The Extreme Quantum Materials Alliance (eQMA) is pleased to present the Spring 2024 eQMA Distinguished Lecture:
Understanding and predicting the physical properties of strongly correlated electron materials
Gabriel Kotliar, Rutgers University
April 8, 2024
4:00-5:00pm
Brockman 101
Reception to follow
Dr. Kotliar is the Board of Governors Professor of Physics and Astronomy at Rutgers University. He is the recipient of many honors, including membership in the National Academy of Sciences.
Abstract:
Electrons in solids can behave either as waves propagating independently of each other or as collective team players, resulting in emerging cooperative phenomena such as magnetism, metal-insulator transitions, and superconductivity, to name a few. In the latter case, we talk about strongly correlated materials systems where the wave function of the electron is fully itinerant or fully localized. These materials, which offer promising technological applications, raise fundamental science questions, as they display phenomena that cannot be accounted for by textbook solid-state physics. They also cannot be treated using perturbation theory in the Coulomb interactions.

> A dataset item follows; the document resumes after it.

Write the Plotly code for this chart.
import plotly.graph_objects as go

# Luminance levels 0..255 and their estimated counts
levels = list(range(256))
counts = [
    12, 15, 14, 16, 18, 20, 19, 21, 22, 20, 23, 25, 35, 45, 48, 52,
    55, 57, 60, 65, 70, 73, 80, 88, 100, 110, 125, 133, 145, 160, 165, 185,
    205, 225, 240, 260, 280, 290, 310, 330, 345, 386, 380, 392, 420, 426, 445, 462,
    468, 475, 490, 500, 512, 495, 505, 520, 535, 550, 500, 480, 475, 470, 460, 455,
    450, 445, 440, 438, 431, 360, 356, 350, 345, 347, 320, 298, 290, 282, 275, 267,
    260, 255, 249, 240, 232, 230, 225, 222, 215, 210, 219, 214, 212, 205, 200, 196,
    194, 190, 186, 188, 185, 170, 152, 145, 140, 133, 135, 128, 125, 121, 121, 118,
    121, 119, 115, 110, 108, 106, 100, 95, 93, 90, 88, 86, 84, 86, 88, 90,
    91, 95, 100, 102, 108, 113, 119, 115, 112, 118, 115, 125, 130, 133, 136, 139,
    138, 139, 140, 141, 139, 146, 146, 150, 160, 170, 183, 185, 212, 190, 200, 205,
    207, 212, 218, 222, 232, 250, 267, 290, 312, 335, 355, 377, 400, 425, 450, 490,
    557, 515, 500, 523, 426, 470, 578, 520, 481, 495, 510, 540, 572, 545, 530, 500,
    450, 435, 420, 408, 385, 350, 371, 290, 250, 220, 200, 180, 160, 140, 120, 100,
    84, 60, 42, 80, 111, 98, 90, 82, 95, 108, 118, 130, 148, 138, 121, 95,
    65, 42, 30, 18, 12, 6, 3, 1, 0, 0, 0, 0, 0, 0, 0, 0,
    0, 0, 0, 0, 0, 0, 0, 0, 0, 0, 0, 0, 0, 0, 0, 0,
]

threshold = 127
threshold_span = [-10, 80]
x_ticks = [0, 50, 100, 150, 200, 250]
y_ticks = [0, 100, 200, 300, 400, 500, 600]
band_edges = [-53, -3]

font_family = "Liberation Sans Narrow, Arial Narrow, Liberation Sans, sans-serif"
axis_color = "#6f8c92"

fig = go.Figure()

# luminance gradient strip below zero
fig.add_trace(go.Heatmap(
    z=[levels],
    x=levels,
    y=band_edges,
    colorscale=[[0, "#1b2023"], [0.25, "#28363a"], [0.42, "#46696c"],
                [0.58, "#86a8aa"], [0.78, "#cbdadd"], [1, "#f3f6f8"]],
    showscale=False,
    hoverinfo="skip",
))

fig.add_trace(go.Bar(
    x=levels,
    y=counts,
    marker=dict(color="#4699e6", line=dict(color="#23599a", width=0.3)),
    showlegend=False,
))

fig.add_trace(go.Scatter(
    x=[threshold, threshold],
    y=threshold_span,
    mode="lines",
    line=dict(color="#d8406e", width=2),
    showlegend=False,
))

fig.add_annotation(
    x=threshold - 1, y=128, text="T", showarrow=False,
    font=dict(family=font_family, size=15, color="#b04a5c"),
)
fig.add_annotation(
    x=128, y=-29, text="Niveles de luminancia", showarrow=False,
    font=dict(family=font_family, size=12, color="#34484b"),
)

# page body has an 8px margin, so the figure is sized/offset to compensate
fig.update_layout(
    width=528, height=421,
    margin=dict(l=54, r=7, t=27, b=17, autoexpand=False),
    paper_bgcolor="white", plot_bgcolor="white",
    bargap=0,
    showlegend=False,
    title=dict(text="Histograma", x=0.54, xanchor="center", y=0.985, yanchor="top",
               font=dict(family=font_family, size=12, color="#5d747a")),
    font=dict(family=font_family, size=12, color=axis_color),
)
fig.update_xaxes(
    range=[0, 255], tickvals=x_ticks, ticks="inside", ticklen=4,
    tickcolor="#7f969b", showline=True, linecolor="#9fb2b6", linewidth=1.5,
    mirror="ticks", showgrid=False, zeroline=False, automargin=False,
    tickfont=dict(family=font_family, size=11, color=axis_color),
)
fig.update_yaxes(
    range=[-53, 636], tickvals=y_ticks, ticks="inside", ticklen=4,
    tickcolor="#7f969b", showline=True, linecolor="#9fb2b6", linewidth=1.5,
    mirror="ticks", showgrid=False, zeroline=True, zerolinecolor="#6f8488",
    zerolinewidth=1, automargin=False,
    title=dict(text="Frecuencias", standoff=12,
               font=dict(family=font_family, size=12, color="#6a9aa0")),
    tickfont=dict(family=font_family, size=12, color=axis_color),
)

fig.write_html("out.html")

This lecture will present at an elementary level accessible to a broad community [1] some ideas and methodology, Dynamical Mean Field Theory (DMFT), that enabled significant conceptual progress in these areas. With these ideas at hand, we will group different types of correlated materials into different families; Mott systems, Heavy Fermions, and Hund metals, and discuss their physical properties qualitatively.
The combination of Dynamical Mean Field Theory and other quantum embedding methods with electronic structure methods, now enable material specific calculations that can be successfully compared with experiments. We will provide some examples and conclude with the challenges still facing the theory of strongly correlated electron materials, as well as the challenges of theory-assisted material design.